The story of "Briar Rose" also carries a very sexual tone, conveying the sexuality and seduction of the forest. For fairy tale characters, the forest represents sexuality, something unknown and enticing to them. Within this tale, the diction of the story – namely the use of "penetrating" and the transformation of thorns to "flowers" – creates a sense of this sexuality (Grimm 164). Briar Rose falls victim to the fairy's curse on "the day she turned fifteen", the age when she fully entered womanhood and would be sexually able (Grimm 163). The thorns that sprout up around the castle are meant to protect her and since the only ones who try to reach her are men motivated by her beauty, the thorns are meant to protect Briar Rose from their sexual advances. They therefore serve as a means of protecting her sexuality, something made increasingly clear when the thorns are said to turn into flowers for the final prince to pass. As a woman's "flower" is a common euphemism for her virginity, the sexual nature of both the thorn forest and of the prince's desires is made clear.

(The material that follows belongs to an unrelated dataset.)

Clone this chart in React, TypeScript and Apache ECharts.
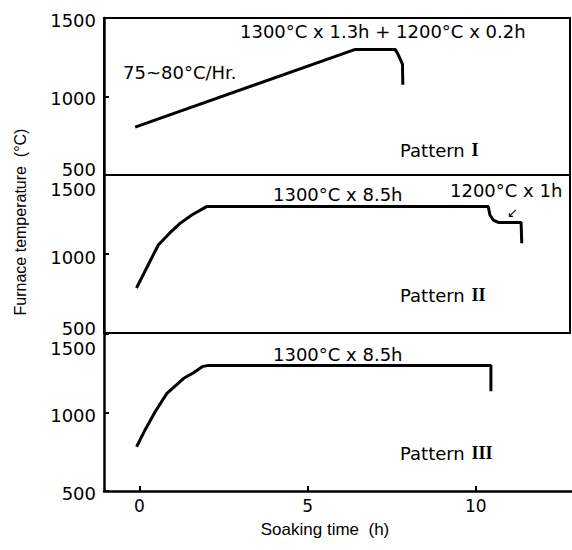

The forest is also a place of temptation and seduction as it represents all that is unknown, dangerous and exciting. There is a pull to explore, to run the risk of danger for the possibility of adventure. This temptation manifests itself quite literally in the witch's house of sweets in "Hansel and Gretel". In this tale, the witch's "little house made of bread with cake for a roof and pure sugar for windows" is meant to tempt the children so that she can capture and eat them (Grimm 46). The two young children stumble across the house after having eaten nothing for two days, so nothing would be more appealing to them than food. Also, since they had come from a poor family where finding any food to eat was a struggle, they had likely never experienced sweets before, so the witch's house not only represented their deepest wish, but it did so in an extremely exuberant and excessive way.

The story of "Little Red Riding Hood" contains a different type of temptation: sexual seduction. Little Red is a young girl, on the brink of womanhood, and therefore still largely unaware of her (or anyone else's for the matter) sexuality. During her journey through the woods, however, she meets "Godfather Wolf", a creature who represents masculinity and sexuality (Perrault 133). The pursuit that entails between the two characters is clearly of a sexual nature, with the wolf playing the role of the seducer. This is only reassured in Perrault's moral, where the character of the wolf is stated to be representative of men in general, who young girls are "advised" to avoid: "…especially young girls who are beautiful, shapely, and pretty, are in the wrong when they listen to just anybody, and that is not strange if so many are eaten by the wolf. I say 'the wolf,' because not all are wolves…" (Perrault 137). By highlighting the physical aspects of a girl's being as the reasons she is "hunted", Perrault is drawing a clear connection between sexuality and the animalistic desires of men. The story's setting of the woods emphasizes how it is often the female who is in a situation characterized by unfamiliarity and danger (as Little Red is), while the man holds the advantage and uses it (like the wolf does).

Whether a French fairy tale from Perrault or a story of the Grimm Brothers, the forest is utilized as the setting because of its symbolic power and diversity. While all fairy tales share some basic themes, each one tells its own story and is therefore unique. The forest, however, is able to adapt to these differences, serving whatever purpose the story requires of it. It can save lives or it can take lives, it can tempt young characters or it can seduce young maidens, it can serve as a refuge or it can release incredible dangers. It can do all this because it lies outside the rules of reason and nature that restrict the real world, restrictions that even creep into the villages of the fairy tale worlds. The forest is a place where imagination can run free, representing the very world it inhabits: the magical and absurd world of fairy tales.